5. Deploy the patched binaries.

This approach is suitable for organizations running heavily customized Ceph deployments or those interested in contributing a fix upstream.

## Impact on High Availability

Although the issue appears minor—a simple type mismatch in a command parameter—the operational impact can be significant:

- VM recovery fails during host outages.
- HA mechanisms become ineffective.
- Manual intervention is required.
- Application downtime increases.
- Automated failover reliability is reduced.

In production environments where VM availability is critical, this issue can directly affect service continuity and disaster recovery objectives.

## Conclusion

A seemingly small serialization bug in Ceph's blocklist handling can prevent virtual machines from recovering after a host failure. Because the previous lock cannot be removed, the RBD image remains inaccessible for write operations, causing VM startup failures and undermining High Availability functionality.

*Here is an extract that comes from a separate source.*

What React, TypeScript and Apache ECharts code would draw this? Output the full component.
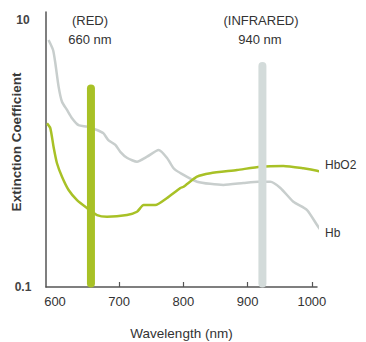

Until a permanent upstream fix is available, keeping `rbd_blocklist_expire_seconds` at its default value (`0`) is the most practical mitigation. For affected systems, the map/unmap recovery procedure provides a safe workaround that avoids more invasive actions such as forcibly removing locks.

Understanding the root cause allows administrators to troubleshoot recovery failures more effectively and maintain reliable VM failover behavior in Ceph-backed virtualization environments.